RECORDS:
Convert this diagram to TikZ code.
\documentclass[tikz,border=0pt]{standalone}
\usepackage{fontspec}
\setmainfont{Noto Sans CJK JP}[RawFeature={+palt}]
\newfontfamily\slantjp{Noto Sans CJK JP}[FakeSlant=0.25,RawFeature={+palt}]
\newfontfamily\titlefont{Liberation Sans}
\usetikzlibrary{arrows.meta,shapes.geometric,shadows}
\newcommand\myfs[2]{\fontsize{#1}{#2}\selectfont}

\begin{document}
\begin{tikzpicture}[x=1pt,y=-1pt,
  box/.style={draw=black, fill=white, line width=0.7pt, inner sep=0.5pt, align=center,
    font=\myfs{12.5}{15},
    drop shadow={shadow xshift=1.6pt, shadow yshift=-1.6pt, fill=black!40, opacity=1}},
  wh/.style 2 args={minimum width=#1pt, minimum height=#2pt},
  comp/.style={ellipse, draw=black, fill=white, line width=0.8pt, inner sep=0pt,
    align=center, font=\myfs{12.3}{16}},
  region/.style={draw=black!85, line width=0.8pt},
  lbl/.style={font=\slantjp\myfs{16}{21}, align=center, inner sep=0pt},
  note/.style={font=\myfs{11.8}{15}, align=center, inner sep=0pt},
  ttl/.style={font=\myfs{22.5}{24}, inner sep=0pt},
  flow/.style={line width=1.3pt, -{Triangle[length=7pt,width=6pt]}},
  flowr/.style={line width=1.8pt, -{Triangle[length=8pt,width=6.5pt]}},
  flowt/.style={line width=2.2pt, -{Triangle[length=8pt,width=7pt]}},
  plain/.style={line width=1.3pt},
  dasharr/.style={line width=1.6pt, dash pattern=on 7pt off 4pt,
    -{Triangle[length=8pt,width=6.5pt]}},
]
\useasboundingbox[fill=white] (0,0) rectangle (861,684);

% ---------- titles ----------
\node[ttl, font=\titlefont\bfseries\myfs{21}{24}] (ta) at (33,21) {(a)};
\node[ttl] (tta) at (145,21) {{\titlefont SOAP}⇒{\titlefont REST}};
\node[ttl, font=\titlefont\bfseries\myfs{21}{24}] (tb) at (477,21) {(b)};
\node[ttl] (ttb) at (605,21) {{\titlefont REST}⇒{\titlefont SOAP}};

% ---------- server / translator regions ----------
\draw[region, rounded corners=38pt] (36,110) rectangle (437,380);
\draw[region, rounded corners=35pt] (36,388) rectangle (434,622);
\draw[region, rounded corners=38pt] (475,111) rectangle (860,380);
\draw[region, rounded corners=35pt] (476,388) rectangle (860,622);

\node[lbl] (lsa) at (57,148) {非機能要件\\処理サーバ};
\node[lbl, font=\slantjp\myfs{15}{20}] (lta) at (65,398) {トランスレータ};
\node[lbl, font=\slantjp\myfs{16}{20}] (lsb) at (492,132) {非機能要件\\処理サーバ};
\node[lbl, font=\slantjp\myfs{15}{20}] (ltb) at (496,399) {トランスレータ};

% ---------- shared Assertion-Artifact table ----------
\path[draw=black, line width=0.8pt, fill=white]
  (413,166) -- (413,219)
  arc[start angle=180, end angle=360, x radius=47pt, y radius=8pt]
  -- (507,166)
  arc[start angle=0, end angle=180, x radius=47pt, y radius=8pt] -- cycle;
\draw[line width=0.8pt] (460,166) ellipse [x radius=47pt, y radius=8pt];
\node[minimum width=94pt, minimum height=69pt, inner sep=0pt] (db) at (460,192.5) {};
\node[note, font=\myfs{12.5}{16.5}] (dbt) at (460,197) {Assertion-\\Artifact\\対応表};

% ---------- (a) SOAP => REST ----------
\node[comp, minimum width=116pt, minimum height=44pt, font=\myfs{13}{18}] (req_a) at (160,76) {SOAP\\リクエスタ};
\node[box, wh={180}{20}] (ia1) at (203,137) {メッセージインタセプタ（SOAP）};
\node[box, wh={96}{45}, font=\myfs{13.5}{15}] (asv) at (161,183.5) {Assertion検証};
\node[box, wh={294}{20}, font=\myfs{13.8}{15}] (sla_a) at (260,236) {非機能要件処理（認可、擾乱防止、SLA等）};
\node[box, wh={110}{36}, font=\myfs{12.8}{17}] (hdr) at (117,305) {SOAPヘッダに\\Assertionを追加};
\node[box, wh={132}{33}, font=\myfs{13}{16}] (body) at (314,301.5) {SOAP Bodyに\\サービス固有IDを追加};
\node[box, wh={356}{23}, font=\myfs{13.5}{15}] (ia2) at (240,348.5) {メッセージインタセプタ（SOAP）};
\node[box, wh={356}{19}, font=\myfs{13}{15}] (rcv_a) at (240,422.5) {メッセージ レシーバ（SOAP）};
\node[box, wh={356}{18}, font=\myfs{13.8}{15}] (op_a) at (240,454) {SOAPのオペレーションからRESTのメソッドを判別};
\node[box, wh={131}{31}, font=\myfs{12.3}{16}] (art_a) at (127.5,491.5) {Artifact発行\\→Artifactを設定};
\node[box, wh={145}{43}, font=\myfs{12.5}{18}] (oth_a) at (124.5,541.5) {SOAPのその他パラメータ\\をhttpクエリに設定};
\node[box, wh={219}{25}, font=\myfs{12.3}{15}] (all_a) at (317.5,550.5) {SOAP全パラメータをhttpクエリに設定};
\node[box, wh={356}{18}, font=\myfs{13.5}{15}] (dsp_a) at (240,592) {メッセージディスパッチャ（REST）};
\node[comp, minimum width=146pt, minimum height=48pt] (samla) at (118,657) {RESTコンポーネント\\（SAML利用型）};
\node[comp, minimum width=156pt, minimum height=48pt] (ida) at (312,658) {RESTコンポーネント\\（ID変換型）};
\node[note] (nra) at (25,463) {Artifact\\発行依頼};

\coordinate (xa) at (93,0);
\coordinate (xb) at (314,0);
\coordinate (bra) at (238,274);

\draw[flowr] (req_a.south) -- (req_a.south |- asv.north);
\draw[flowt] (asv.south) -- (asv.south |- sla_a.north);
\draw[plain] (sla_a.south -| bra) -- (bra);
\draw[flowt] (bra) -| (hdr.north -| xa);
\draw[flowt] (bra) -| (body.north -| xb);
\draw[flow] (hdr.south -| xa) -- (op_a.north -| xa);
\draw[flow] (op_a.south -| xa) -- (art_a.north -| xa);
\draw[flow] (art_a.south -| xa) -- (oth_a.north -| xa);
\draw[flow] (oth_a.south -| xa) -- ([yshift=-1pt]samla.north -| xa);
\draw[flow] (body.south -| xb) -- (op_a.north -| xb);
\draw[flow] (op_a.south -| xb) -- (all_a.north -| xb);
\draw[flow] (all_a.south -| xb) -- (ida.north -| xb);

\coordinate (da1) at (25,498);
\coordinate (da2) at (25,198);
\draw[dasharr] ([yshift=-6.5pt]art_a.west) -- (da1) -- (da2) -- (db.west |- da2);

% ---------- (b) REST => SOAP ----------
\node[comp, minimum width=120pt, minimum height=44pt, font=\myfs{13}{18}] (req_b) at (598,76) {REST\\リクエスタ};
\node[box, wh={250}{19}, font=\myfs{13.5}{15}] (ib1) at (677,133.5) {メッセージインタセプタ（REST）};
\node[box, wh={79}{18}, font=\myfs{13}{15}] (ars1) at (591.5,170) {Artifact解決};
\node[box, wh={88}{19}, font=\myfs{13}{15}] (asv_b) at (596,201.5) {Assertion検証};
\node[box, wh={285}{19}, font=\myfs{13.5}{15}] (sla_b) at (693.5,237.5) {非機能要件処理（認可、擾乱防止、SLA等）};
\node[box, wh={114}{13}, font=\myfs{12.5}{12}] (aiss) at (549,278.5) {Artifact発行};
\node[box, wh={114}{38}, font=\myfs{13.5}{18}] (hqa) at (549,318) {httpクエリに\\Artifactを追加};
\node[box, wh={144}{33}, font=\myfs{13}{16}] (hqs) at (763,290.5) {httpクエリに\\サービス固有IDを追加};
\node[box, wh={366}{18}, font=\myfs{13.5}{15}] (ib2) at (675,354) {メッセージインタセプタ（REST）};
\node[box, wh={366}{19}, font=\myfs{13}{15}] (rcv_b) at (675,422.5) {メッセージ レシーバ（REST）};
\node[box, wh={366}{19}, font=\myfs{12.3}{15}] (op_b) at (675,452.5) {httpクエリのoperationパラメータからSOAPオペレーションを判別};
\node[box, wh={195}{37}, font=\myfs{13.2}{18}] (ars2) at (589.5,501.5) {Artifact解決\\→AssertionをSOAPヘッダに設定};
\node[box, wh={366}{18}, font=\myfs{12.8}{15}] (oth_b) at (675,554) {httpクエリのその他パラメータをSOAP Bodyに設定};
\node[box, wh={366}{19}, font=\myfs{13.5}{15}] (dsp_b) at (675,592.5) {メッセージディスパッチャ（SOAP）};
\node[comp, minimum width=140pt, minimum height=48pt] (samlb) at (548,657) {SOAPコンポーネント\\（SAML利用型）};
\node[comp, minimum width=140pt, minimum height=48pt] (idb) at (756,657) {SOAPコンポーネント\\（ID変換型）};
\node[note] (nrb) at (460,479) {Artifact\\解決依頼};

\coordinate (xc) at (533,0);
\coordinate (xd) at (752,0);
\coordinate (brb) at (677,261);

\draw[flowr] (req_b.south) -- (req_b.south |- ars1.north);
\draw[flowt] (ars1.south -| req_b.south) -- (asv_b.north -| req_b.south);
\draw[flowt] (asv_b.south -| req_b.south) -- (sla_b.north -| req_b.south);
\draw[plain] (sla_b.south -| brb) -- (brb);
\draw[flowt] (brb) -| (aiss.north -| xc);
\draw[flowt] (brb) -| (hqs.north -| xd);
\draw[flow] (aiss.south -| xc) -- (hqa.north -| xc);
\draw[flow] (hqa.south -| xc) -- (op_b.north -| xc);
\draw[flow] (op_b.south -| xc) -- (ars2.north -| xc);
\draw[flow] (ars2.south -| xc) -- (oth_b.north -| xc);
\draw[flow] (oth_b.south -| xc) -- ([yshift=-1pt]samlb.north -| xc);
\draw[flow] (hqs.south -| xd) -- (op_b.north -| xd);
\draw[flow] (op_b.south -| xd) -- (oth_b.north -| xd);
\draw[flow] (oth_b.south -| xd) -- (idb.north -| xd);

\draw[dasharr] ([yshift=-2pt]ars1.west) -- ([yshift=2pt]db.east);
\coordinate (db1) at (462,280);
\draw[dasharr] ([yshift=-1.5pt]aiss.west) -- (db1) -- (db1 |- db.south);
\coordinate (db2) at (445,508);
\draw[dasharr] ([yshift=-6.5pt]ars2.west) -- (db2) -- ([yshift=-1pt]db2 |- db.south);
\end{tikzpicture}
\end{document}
==
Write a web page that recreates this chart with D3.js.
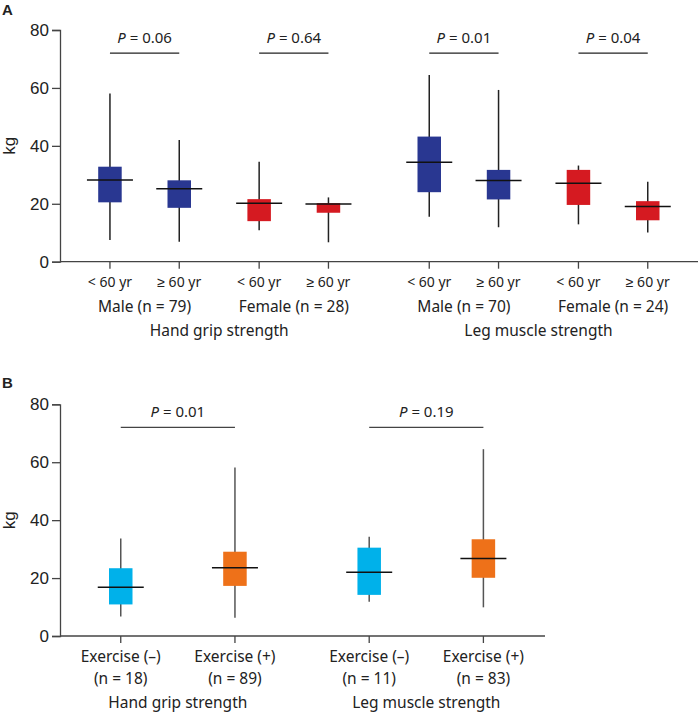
---
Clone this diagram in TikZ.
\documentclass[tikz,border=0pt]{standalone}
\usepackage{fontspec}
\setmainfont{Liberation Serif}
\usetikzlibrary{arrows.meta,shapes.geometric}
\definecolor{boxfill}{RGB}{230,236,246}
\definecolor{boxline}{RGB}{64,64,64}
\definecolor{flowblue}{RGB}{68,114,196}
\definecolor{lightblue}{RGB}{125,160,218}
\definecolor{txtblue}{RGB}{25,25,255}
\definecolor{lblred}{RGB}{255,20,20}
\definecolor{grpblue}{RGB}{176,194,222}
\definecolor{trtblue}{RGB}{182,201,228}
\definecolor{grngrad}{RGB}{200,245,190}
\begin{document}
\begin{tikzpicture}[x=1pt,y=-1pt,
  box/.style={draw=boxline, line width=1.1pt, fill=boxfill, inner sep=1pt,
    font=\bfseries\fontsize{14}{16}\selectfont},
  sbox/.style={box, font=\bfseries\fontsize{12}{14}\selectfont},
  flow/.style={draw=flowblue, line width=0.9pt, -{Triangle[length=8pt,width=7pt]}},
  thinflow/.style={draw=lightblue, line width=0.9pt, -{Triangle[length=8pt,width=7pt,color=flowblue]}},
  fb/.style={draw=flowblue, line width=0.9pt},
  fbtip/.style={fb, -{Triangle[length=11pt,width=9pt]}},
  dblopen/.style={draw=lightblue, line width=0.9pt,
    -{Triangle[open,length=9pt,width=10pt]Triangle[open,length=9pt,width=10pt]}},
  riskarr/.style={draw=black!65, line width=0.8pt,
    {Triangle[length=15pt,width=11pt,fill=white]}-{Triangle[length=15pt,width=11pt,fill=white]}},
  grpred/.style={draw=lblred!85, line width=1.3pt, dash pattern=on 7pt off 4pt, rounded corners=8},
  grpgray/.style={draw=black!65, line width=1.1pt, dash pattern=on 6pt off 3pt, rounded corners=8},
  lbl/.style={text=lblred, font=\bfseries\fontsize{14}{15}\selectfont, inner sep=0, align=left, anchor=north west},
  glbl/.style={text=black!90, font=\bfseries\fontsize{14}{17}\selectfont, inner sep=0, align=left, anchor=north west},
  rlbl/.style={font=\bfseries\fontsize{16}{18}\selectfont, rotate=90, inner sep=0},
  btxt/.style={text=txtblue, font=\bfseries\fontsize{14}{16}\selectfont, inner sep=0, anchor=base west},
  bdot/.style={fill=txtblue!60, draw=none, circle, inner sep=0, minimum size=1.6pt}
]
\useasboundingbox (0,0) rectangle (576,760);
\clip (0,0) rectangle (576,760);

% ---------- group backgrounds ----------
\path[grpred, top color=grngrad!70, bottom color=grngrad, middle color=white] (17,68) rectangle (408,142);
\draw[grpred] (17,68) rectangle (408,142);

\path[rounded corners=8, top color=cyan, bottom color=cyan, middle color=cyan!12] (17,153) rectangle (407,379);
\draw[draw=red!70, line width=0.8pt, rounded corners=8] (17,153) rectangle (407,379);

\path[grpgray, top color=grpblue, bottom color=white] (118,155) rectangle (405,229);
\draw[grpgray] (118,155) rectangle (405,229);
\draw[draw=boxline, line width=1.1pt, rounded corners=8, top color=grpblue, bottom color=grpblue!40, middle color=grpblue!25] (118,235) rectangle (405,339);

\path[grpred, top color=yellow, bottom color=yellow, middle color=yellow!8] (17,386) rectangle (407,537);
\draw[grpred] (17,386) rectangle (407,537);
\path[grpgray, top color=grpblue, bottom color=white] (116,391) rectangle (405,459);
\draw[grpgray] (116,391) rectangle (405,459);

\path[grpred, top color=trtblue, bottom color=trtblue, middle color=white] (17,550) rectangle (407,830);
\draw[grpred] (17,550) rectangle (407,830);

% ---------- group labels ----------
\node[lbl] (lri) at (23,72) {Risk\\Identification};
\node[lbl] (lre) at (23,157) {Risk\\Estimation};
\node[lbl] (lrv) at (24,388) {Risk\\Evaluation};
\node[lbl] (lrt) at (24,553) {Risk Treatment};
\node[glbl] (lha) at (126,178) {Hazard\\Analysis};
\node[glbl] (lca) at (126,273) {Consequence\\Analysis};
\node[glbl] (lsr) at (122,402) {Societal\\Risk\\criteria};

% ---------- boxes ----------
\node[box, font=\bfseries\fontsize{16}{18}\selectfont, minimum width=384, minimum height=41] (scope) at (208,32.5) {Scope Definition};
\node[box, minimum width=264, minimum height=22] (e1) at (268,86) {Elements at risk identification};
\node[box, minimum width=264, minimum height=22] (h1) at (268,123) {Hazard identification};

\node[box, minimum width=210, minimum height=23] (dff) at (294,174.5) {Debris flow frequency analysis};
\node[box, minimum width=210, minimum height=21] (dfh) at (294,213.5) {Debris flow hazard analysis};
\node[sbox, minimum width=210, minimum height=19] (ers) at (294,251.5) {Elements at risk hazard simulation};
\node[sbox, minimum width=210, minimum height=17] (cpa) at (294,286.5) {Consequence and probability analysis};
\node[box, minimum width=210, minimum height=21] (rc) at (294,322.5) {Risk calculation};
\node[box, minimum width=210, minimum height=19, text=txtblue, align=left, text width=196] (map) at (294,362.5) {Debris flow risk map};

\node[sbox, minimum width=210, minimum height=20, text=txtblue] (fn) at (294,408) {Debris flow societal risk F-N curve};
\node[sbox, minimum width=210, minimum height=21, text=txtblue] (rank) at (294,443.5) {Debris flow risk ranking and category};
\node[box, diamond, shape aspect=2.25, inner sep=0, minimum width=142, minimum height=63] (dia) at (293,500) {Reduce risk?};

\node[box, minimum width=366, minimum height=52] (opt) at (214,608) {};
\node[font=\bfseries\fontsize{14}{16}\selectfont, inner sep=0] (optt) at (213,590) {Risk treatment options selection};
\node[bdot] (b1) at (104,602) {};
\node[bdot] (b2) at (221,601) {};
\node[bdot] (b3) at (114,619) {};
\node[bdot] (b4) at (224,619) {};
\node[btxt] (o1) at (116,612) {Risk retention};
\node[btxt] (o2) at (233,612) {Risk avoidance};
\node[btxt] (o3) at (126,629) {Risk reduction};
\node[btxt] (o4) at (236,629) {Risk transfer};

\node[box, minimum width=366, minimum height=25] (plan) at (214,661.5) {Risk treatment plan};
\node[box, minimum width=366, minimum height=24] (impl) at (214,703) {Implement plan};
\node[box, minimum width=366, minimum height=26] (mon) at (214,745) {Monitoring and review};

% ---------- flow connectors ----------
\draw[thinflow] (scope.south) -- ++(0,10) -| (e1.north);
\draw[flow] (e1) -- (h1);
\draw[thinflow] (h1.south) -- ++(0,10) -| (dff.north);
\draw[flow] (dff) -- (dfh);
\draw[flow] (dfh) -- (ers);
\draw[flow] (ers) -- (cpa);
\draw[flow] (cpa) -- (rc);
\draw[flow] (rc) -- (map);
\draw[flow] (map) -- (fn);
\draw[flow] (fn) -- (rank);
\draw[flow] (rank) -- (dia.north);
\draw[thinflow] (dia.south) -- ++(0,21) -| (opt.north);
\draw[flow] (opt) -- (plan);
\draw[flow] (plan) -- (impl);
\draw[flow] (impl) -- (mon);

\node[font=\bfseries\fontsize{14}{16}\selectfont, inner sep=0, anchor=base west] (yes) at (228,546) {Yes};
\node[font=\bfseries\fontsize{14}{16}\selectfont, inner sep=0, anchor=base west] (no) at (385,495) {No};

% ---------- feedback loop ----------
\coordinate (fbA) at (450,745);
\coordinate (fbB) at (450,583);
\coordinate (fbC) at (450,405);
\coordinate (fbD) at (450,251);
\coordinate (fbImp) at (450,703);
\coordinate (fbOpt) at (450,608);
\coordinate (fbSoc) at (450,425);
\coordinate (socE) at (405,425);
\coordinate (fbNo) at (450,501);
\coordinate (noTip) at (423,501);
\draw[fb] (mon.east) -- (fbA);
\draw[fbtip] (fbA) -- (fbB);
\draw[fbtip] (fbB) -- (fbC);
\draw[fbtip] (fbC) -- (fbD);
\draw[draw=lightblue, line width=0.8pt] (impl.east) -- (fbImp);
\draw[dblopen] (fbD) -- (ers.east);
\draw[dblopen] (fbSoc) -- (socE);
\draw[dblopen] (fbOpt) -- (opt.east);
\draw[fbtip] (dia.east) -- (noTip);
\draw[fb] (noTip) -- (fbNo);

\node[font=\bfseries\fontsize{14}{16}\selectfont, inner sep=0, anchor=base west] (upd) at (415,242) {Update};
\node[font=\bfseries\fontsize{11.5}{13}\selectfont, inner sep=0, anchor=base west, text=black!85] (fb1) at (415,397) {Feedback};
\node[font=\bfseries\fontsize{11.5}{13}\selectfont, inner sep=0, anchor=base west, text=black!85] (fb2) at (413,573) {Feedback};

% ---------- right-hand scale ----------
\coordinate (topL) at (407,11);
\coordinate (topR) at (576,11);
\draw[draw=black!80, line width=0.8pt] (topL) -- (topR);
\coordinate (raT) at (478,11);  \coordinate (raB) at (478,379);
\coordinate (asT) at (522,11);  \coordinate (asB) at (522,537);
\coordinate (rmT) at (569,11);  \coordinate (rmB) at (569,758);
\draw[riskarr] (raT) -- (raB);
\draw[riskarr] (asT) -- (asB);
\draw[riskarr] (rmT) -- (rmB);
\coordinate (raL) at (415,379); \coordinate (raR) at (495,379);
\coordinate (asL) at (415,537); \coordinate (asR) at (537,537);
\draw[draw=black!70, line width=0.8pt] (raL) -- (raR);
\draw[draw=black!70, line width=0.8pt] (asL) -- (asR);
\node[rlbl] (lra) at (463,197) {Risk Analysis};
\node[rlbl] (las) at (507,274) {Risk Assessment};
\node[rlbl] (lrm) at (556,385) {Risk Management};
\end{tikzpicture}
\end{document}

WHAT IS ASKED: Of the lines above, retype only those from the line containing "Convert this diagram to TikZ code." through the line containing "(ttb) at (605,21)", including both, exactly.

RESULT OF THE EXERCISE:
Convert this diagram to TikZ code.
\documentclass[tikz,border=0pt]{standalone}
\usepackage{fontspec}
\setmainfont{Noto Sans CJK JP}[RawFeature={+palt}]
\newfontfamily\slantjp{Noto Sans CJK JP}[FakeSlant=0.25,RawFeature={+palt}]
\newfontfamily\titlefont{Liberation Sans}
\usetikzlibrary{arrows.meta,shapes.geometric,shadows}
\newcommand\myfs[2]{\fontsize{#1}{#2}\selectfont}

\begin{document}
\begin{tikzpicture}[x=1pt,y=-1pt,
  box/.style={draw=black, fill=white, line width=0.7pt, inner sep=0.5pt, align=center,
    font=\myfs{12.5}{15},
    drop shadow={shadow xshift=1.6pt, shadow yshift=-1.6pt, fill=black!40, opacity=1}},
  wh/.style 2 args={minimum width=#1pt, minimum height=#2pt},
  comp/.style={ellipse, draw=black, fill=white, line width=0.8pt, inner sep=0pt,
    align=center, font=\myfs{12.3}{16}},
  region/.style={draw=black!85, line width=0.8pt},
  lbl/.style={font=\slantjp\myfs{16}{21}, align=center, inner sep=0pt},
  note/.style={font=\myfs{11.8}{15}, align=center, inner sep=0pt},
  ttl/.style={font=\myfs{22.5}{24}, inner sep=0pt},
  flow/.style={line width=1.3pt, -{Triangle[length=7pt,width=6pt]}},
  flowr/.style={line width=1.8pt, -{Triangle[length=8pt,width=6.5pt]}},
  flowt/.style={line width=2.2pt, -{Triangle[length=8pt,width=7pt]}},
  plain/.style={line width=1.3pt},
  dasharr/.style={line width=1.6pt, dash pattern=on 7pt off 4pt,
    -{Triangle[length=8pt,width=6.5pt]}},
]
\useasboundingbox[fill=white] (0,0) rectangle (861,684);

% ---------- titles ----------
\node[ttl, font=\titlefont\bfseries\myfs{21}{24}] (ta) at (33,21) {(a)};
\node[ttl] (tta) at (145,21) {{\titlefont SOAP}⇒{\titlefont REST}};
\node[ttl, font=\titlefont\bfseries\myfs{21}{24}] (tb) at (477,21) {(b)};
\node[ttl] (ttb) at (605,21) {{\titlefont REST}⇒{\titlefont SOAP}};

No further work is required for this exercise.